Mas, há outras hipóteses que não envolvem água líquida. Não se pode descartar a possibilidade de um fluxo de partículas sólidas. Na parte sul de Marte, observa-se “sulcos” ainda maiores, muito mais profundos e permanentes durante todo o ano, chamados voçorocas, provavelmente produzidos por um processo erosivo similar. Entretanto, nesta região do planeta, a presença de água líquida, mesmo durante o verão, é praticamente impossível. Por isto, supõe-se que as voçorocas foram formadas por um fluxo de partículas sólidas (de poeira), talvez, “lubrificadas” por dióxido de carbono sólido.

Outra descoberta interessante feita pela NASA, em 2011, e que talvez tenha motivado sua pergunta, foi a presença de faixas escuras nas superfícies rochosas inclinadas das bordas de crateras no hemisfério sul de Marte. Essas faixas escuras se formam durante os dias mais quentes do verão marciano e desaparecem progressivamente nas estações seguintes. E este processo se repete todo o ano. Este processo pode envolver o escoamento de água salina, deixando algum tipo de resíduo que alteraria a coloração local.

Esta hipótese foi testada por meio de espectroscopia, realizada por um dos instrumentos da sonda MRO. A análise espectroscópica da luz refletida por uma superfície fornece informações sobre a composição química dominante  e no caso dessas superfícies rochosas, constatou-se que a concentração de sais hidratados aumentava ao mesmo tempo que as faixas escuras cresciam.

Entretanto, uma análise dos dados obtidos durante mais de 10 anos pelo espectrômetro de nêutrons a bordo de uma outra sonda marciana, a Mars Odissey, não mostram evidências de água nesses locais. Isso leva à outras hipóteses, como por exemplo, algum processo envolvendo deliquescência, isto é, a absorção de pequenas quantidades da água presente na atmosfera por sais na superfície rochosa, ou mesmo um fluxo de partículas sólidas.

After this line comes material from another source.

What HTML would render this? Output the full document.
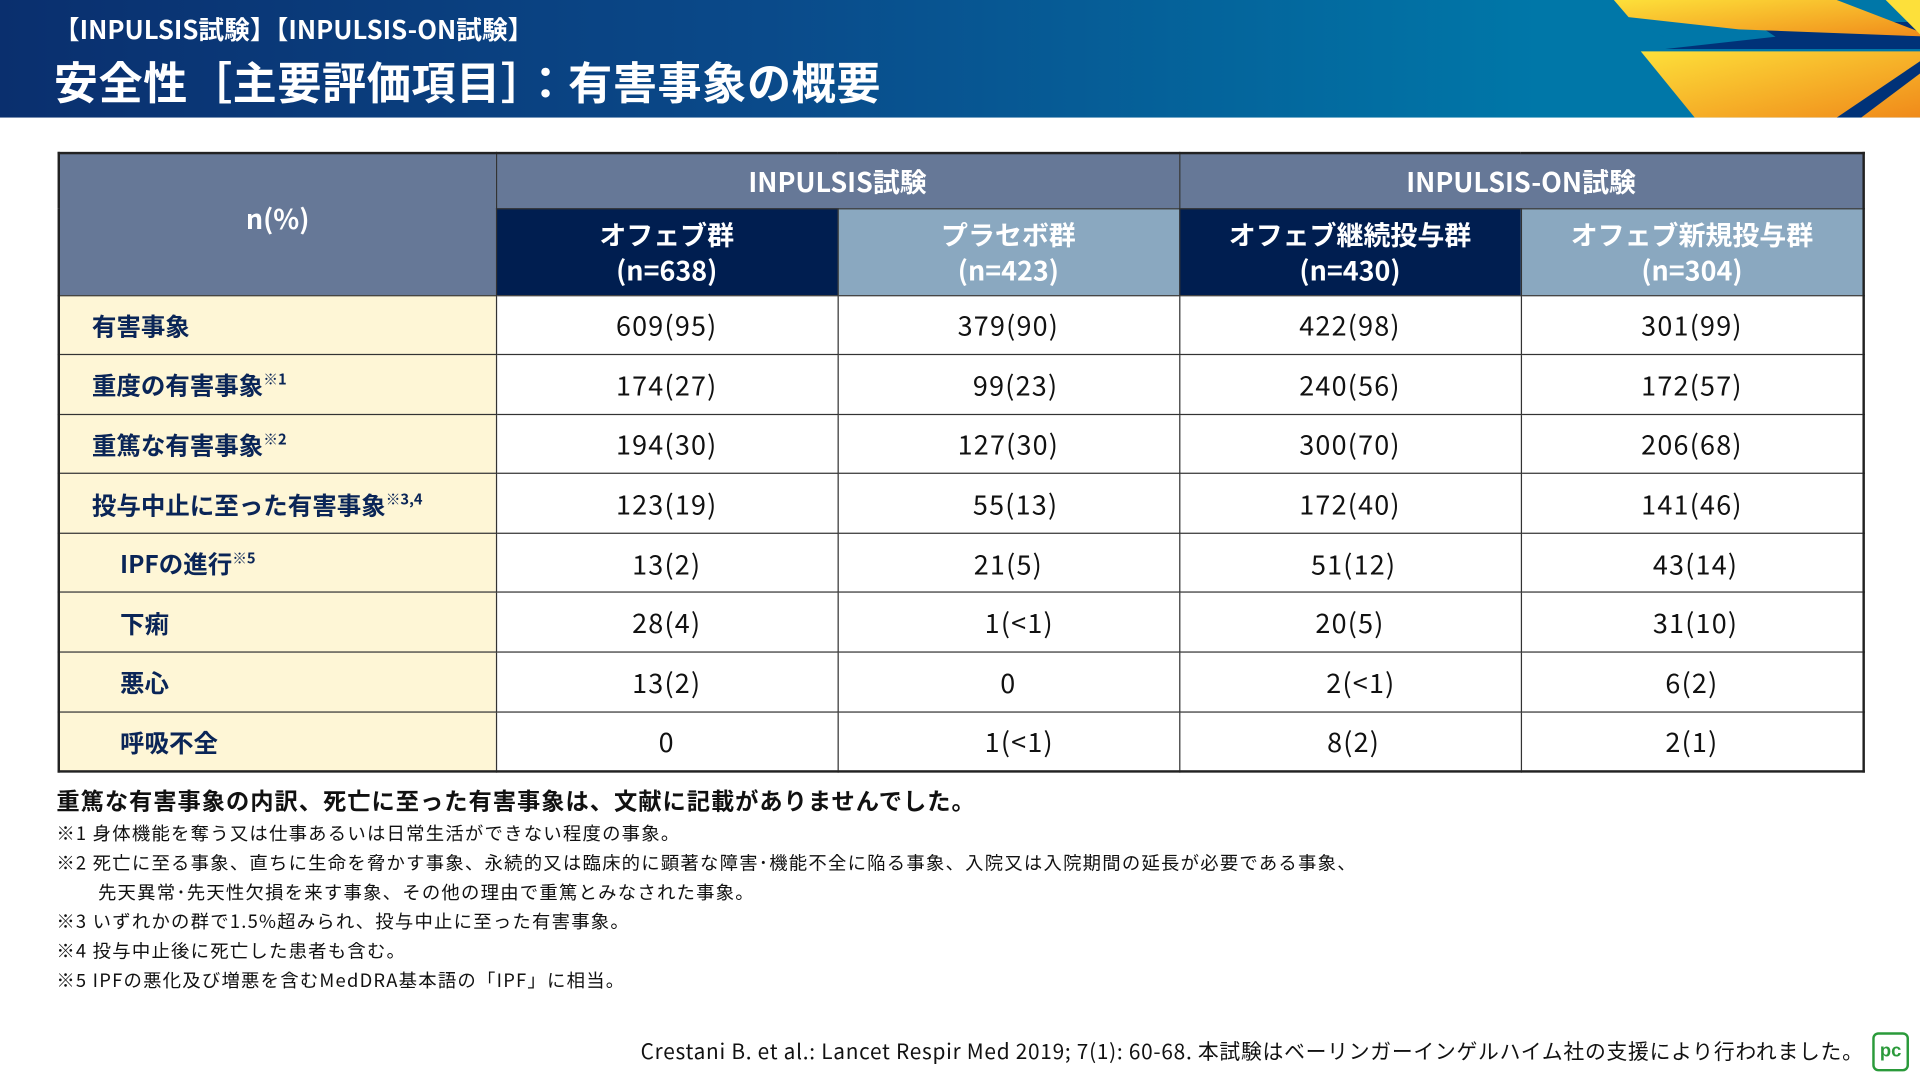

Resumindo, comparando imagens obtidas em instantes de tempo diferentes pode-se estudar fenômenos ativos na superfície do planeta. A interpretação do que é observado é feita com base no conhecimento que temos sobre os possíveis processos que podem explicar essa atividade. Isso leva à formulação de hipóteses que devem ser testadas por meio de outras técnicas, podendo ser descartadas ou não.


Um comentário em “Manchas escuras em Marte: como as interpretar?

  1. Eduardo Lauande Teixeira de Souza disse:

    Achei muito boa a explicação. Contudo, há alguns anos, uma destas sondas pode ter detectado clorsto ou perclorato, wue são sais que a divulgação da Nasa indicou só serem possíveis de serem formados sob água. Mas como a detecção se deu por espectroscopia à distância, poderia sim haver um erro. Mas nunca mais ouvi falar desse assunto.